Os números são estarrecedores, inviabilizam a eficiência e agilidade
esperadas do nosso tribunal maior. A lentidão espraia-se por todo o
Judiciário e gera um defeito estrutural ruinoso, bom para os que querem
escapar da Justiça e para os que faturam com a ineficiência sistêmica.
A
partilha de poder, mesmo quando a experiência diz que deve ser feita, é
sempre uma luta. Quem tem não quer perder.

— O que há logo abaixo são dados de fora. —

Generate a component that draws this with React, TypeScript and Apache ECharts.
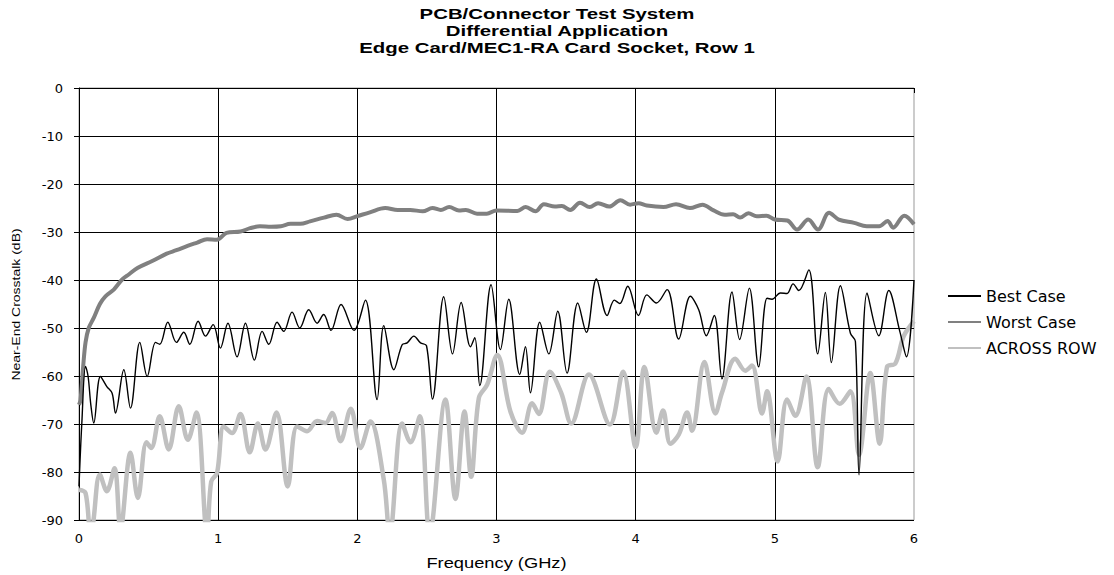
import React, { useEffect, useRef } from "react";
import * as echarts from "echarts";

const titleLines = [
  "PCB/Connector Test System",
  "Differential Application",
  "Edge Card/MEC1-RA Card Socket, Row 1",
];
const xAxisName = "Frequency (GHz)";
const yAxisName = "Near-End Crosstalk (dB)";
const seriesNames = ["Best Case", "Worst Case", "ACROSS ROW"];

const bestCase: [number, number][] = [
  [0, -83], [0.02, -70], [0.047, -58], [0.065, -60], [0.085, -66], [0.106, -69.8],
  [0.154, -60.1], [0.2, -62.2], [0.238, -63.6], [0.262, -67.7], [0.322, -58.7],
  [0.37, -66.7], [0.437, -53], [0.49, -60.1], [0.55, -53], [0.58, -53.4], [0.638, -48.8],
  [0.7, -53], [0.753, -50.9], [0.796, -53.4], [0.856, -48.6], [0.909, -51.7], [0.964, -49.3],
  [1.016, -54.2], [1.07, -49], [1.136, -56], [1.196, -49], [1.26, -56.7], [1.316, -50.7],
  [1.364, -53.4], [1.423, -48.8], [1.471, -50.7], [1.531, -46.7], [1.586, -50], [1.651, -46.2],
  [1.711, -49], [1.758, -47.2], [1.811, -50.5], [1.883, -45.1], [1.976, -50.5], [2.058, -44.2],
  [2.142, -64.9], [2.19, -49.5], [2.262, -58.7], [2.322, -53.5], [2.358, -53.1], [2.406, -51.7],
  [2.454, -53.1], [2.497, -53.7], [2.54, -64.8], [2.621, -43.5], [2.684, -55.4], [2.746, -44.7],
  [2.813, -53.9], [2.844, -52], [2.88, -62], [2.961, -41], [3.028, -54.5], [3.088, -44],
  [3.167, -59.7], [3.208, -53.9], [3.244, -63.5], [3.311, -48.8], [3.376, -55.4], [3.44, -46.5],
  [3.507, -59.4], [3.584, -44.8], [3.646, -50.9], [3.718, -39.8], [3.795, -47.4], [3.847, -44.2],
  [3.886, -44.9], [3.943, -41.3], [4.02, -47.4], [4.08, -43.1], [4.149, -44.8], [4.226, -42],
  [4.309, -52.3], [4.393, -43.4], [4.453, -46.2], [4.508, -51.6], [4.565, -47.4], [4.62, -60.6],
  [4.692, -42.5], [4.747, -52.4], [4.817, -41.7], [4.884, -58.1], [4.944, -43.8], [4.98, -44],
  [5.04, -42.7], [5.088, -42.8], [5.131, -40.8], [5.172, -42.2], [5.244, -37.9], [5.308, -55.4],
  [5.363, -42.6], [5.406, -57.2], [5.471, -41.2], [5.543, -51.1], [5.579, -52.8], [5.605, -80.6],
  [5.663, -42.7], [5.747, -51.6], [5.819, -42.2], [5.898, -50.7], [5.946, -56], [6.0, -40],
];

const worstCase: [number, number][] = [
  [0, -66], [0.011, -65], [0.03, -58], [0.047, -53], [0.07, -50], [0.106, -47.9], [0.15, -45],
  [0.19, -43.4], [0.25, -42], [0.31, -39.9], [0.36, -38.8], [0.42, -37.5], [0.53, -36],
  [0.63, -34.5], [0.7, -33.8], [0.78, -32.9], [0.85, -32.2], [0.92, -31.5], [0.99, -31.6],
  [1.06, -30.2], [1.16, -29.9], [1.23, -29.2], [1.3, -28.8], [1.38, -28.9], [1.45, -28.8],
  [1.52, -28.3], [1.59, -28.3], [1.66, -27.8], [1.76, -27], [1.85, -26.4], [1.93, -27.3],
  [2.0, -26.7], [2.09, -25.9], [2.2, -25], [2.29, -25.4], [2.38, -25.4], [2.47, -25.7],
  [2.54, -25], [2.6, -25.4], [2.66, -24.8], [2.73, -25.5], [2.78, -25.4], [2.86, -26.2],
  [2.93, -26.2], [3.0, -25.5], [3.15, -25.6], [3.21, -24.8], [3.28, -25.7], [3.34, -24.2],
  [3.42, -24.7], [3.47, -24.6], [3.53, -25.4], [3.6, -23.9], [3.67, -24.8], [3.73, -24],
  [3.81, -24.7], [3.89, -23.4], [3.96, -24.3], [4.02, -24], [4.08, -24.5], [4.2, -24.8],
  [4.29, -24.2], [4.39, -25], [4.48, -24.3], [4.56, -25.5], [4.64, -26.4], [4.7, -26.3],
  [4.75, -27], [4.81, -26.1], [4.87, -26.7], [4.94, -26.6], [5.0, -27.4], [5.09, -27.6],
  [5.16, -29.5], [5.24, -27.4], [5.31, -29.5], [5.39, -26], [5.46, -27.4], [5.57, -28.1],
  [5.66, -28.8], [5.75, -28.8], [5.81, -27.7], [5.85, -29.1], [5.93, -26.6], [6.0, -28.4],
];

const acrossRow: [number, number][] = [
  [0, -83.7], [0.047, -84.4], [0.083, -93], [0.1, -91], [0.15, -80.5], [0.2, -84],
  [0.255, -79.2], [0.298, -92], [0.37, -76], [0.423, -85.4], [0.485, -73.8], [0.519, -75],
  [0.58, -68.4], [0.645, -75.3], [0.717, -66.3], [0.782, -73.3], [0.844, -67.6], [0.92, -93],
  [0.95, -82], [0.992, -80.2], [1.04, -70.5], [1.1, -71.9], [1.16, -67.9], [1.227, -75.9],
  [1.285, -69.9], [1.34, -75.3], [1.419, -67.6], [1.5, -83], [1.567, -70.5], [1.639, -71.5],
  [1.711, -69.4], [1.771, -69.8], [1.819, -67.7], [1.879, -73.6], [1.953, -66.8], [2.022, -75],
  [2.094, -69.5], [2.19, -81.6], [2.233, -93], [2.322, -69.9], [2.382, -73.8], [2.449, -68.4],
  [2.52, -93], [2.633, -64.9], [2.705, -85.6], [2.77, -67.4], [2.818, -81], [2.873, -64.6],
  [2.933, -61.8], [3.005, -55.6], [3.1, -67.4], [3.184, -71.8], [3.256, -65.7], [3.304, -67.9],
  [3.383, -59.1], [3.465, -63.5], [3.537, -69.9], [3.664, -59.7], [3.815, -70.1], [3.91, -59.1],
  [4.0, -74.8], [4.063, -58.1], [4.149, -71.8], [4.197, -67.2], [4.25, -74.1], [4.31, -72.2],
  [4.37, -67.6], [4.405, -71.4], [4.494, -57.1], [4.573, -67.8], [4.62, -63.5], [4.716, -56.4],
  [4.788, -58.9], [4.836, -57.8], [4.908, -67.8], [4.944, -63.2], [5.02, -77.8], [5.088, -64.9],
  [5.148, -68.3], [5.227, -60.1], [5.308, -79], [5.387, -62.7], [5.466, -65.8], [5.543, -63.2],
  [5.605, -76.4], [5.686, -59.4], [5.753, -74.1], [5.806, -58.1], [5.866, -57.4], [5.926, -51.7],
  [6.0, -48.6],
];

export default function App() {
  const ref = useRef<HTMLDivElement>(null);
  useEffect(() => {
    document.body.style.margin = "0";
    const chart = echarts.init(ref.current!, null, { renderer: "svg" });
    const tickFont = { fontFamily: "DejaVu Sans", fontSize: 13, color: "#000" };
    chart.setOption({
      animation: false,
      backgroundColor: "#fff",
      grid: {
        left: 79, right: 200, top: 88, bottom: 55,
        show: true, borderColor: "#999", borderWidth: 1,
      },
      legend: {
        orient: "vertical",
        left: 942, top: 283,
        itemWidth: 33, itemHeight: 14, itemGap: 10,
        itemStyle: { opacity: 0, borderWidth: 0 },
        textStyle: { fontFamily: "DejaVu Sans", fontSize: 16, color: "#000" },
        data: seriesNames,
      },
      xAxis: {
        type: "value", min: 0, max: 6, interval: 1,
        axisLine: { lineStyle: { color: "#000", width: 1 } },
        axisTick: { show: true, length: 5, lineStyle: { color: "#000" } },
        axisLabel: { ...tickFont, margin: 12 },
        splitLine: { show: true, showMaxLine: false, lineStyle: { color: "#000", width: 1 } },
      },
      yAxis: {
        type: "value", min: -90, max: 0, interval: 10,
        axisLine: { show: true, lineStyle: { color: "#000", width: 1 } },
        axisTick: { show: true, length: 5, lineStyle: { color: "#000" } },
        axisLabel: { ...tickFont, margin: 16 },
        splitLine: { show: true, showMaxLine: false, lineStyle: { color: "#000", width: 1 } },
      },
      graphic: [
        ...titleLines.map((t, i) => ({
          type: "text", x: 557, y: [13.5, 31, 48][i], scaleX: 1.36,
          style: {
            text: t, fill: "#000", font: "bold 15px 'Liberation Sans', Arial, sans-serif",
            textAlign: "center", textVerticalAlign: "middle",
          },
        })),
        {
          type: "text", x: 496.5, y: 563, scaleX: 1.22,
          style: {
            text: xAxisName, fill: "#000", font: "15px 'Liberation Sans', Arial, sans-serif",
            textAlign: "center", textVerticalAlign: "middle",
          },
        },
        {
          type: "text", x: 16, y: 304.5, rotation: Math.PI / 2, scaleY: 0.8,
          style: {
            text: yAxisName, fill: "#000", font: "14px 'Liberation Sans', Arial, sans-serif",
            textAlign: "center", textVerticalAlign: "middle",
          },
        },
      ],
      series: [
        {
          name: seriesNames[0], type: "line", data: bestCase, showSymbol: false, symbol: "none",
          smooth: 0.35, lineStyle: { color: "#000", width: 1.4 }, itemStyle: { color: "#000" }, z: 4,
        },
        {
          name: seriesNames[1], type: "line", data: worstCase, showSymbol: false, symbol: "none",
          smooth: 0.35, lineStyle: { color: "#808080", width: 4 }, itemStyle: { color: "#808080" }, z: 3,
        },
        {
          name: seriesNames[2], type: "line", data: acrossRow, showSymbol: false, symbol: "none",
          smooth: 0.35, lineStyle: { color: "#c0c0c0", width: 4.5 }, itemStyle: { color: "#c0c0c0" }, z: 2,
        },
      ],
    });
    return () => chart.dispose();
  }, []);
  return (
    <div
      ref={ref}
      style={{ position: "fixed", left: 0, top: 0, width: 1114, height: 575, background: "#fff" }}
    />
  );
}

É corrente a história de que
a retirada de poder do Supremo para criação do STJ na Constituição de
1988 foi um parto a fórceps; mesmo assim, foi concessão parcial
ineficaz, somente para questões de lei ordinária, mantendo um fluxo
espantoso de recursos sobre questões constitucionais para o Supremo,
gerando esse caos de indefinição e demora em questões fundamentais para o
país.
Temos
um Judiciário amplo, composto de Justiça comum e especializadas,
federal e estaduais, assentado em quatro instâncias (juízo local,
tribunais regionais, tribunais nacionais e Supremo) que pode ser
aprimorado com facilidade, sem perda de qualidade, bastando
transferência de competência constitucional para os tribunais nacionais,
fazendo com que os processos subjetivos sejam concluídos na terceira
instância, no máximo, como ocorre na maioria das democracias, libertando
suficientemente a nossa suprema corte para julgamento rápido das
questões nacionais importantes.
Até
quando os atores do sistema judicial, beneficiários do Judiciário lento
e burocratizado, vão manter esse extravagante poder concentrado na
nossa suprema corte, em claro prejuízo para a nação? Como vão responder
perante a história por essa distorção injustificável? Onde está a
opinião pública da grande maioria dos operadores do Direito que querem
um Judiciário eficiente e justo? Os juristas, parlamentares e operadores
do Direito precisam conversar sobre isso.
José
Jácomo Gimenes é juiz federal e professor aposentado do Departamento de
Direito Privado e Processual da Universidade Estadual de Maringá.